MURPHY: If, Doctor, you assume that these microfilms were previously in his house and he moved them from room to room, and that the day that he put them in the pumpkin was the day that he was going to leave his farm, and assume further that there were different people in and about the farm looking for things, wouldn't you say, Doctor, that that was a pretty good hiding place?
BINGER: It was.
MURPHY: No matter how bizarre it was?
BINGER: It certainly was a good hiding place, yes.
MURPHY: All right. As a matter of fact, don't you remember reading, Doctor, that when Benedict Arnold sold out West Point and gave the plans to Major André, do you know where he put the plans when he was caught, just up here by Tarrytown?
BINGER: No, I don't.
MURPHY: He had them in the boot of his shoe, the sole of his boot. Was that bizarre on the part of an intelligent British officer?
BINGER: No, I wouldn't say so.
MURPHY: Well, how about the mother of Moses hiding the little child in the bulrushes? Was that bizarre?
BINGER: Well, she could hardly put it in a safe deposit vault.
MURPHY: Now, Doctor, you don't tell us that all things that don't fit in safe deposit boxes are therefore bizarre, do you?
BINGER: No, I don't.
MURPHY: I am asking you, Doctor, whether the action of Moses' mother in putting the young child in the bulrushes was bizarre behavior?
BINGER: I don't know the circumstances and I wouldn't know where else she had to hide the child. If that was the only place, it certainly was not bizarre.
Summing up Binger's input to the case, John V. Fleming wrote:
The junk literary criticism was handmaid to the junk science introduced into the first trial by one of Hiss's testimonial experts, the psychiastrist Carl Binger.
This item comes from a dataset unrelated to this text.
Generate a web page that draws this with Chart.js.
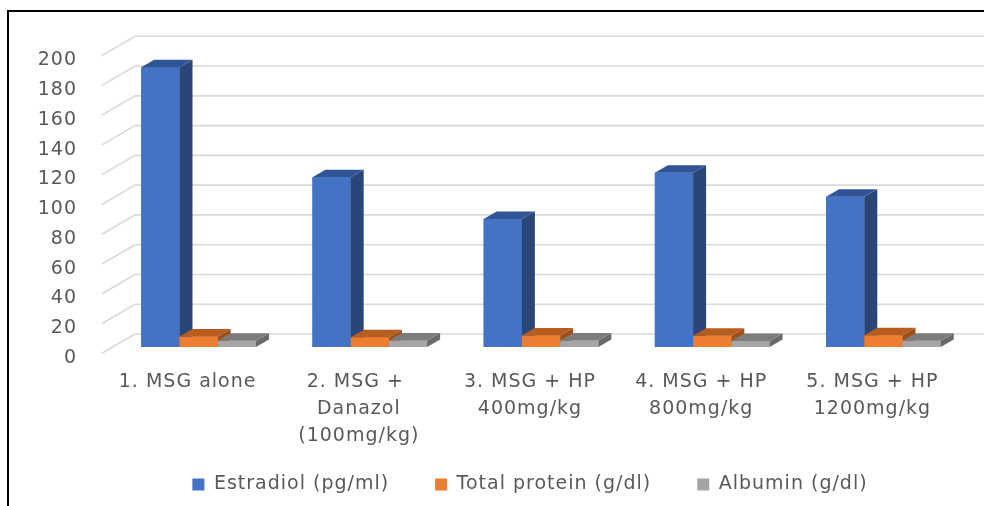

He was the one who without ever interviewing Chambers had attributed to him "unconscious motivation" and in the second trial assigned him to the category of "psychopathic personality"–a category he then cheerfully agreed was meaningless.

Personal and death

Binger was one of the oldest friends of American journalist Walter Lippman.

Awards, honors

In 1959, he was elected a Fellow of the American Academy of Arts and Sciences.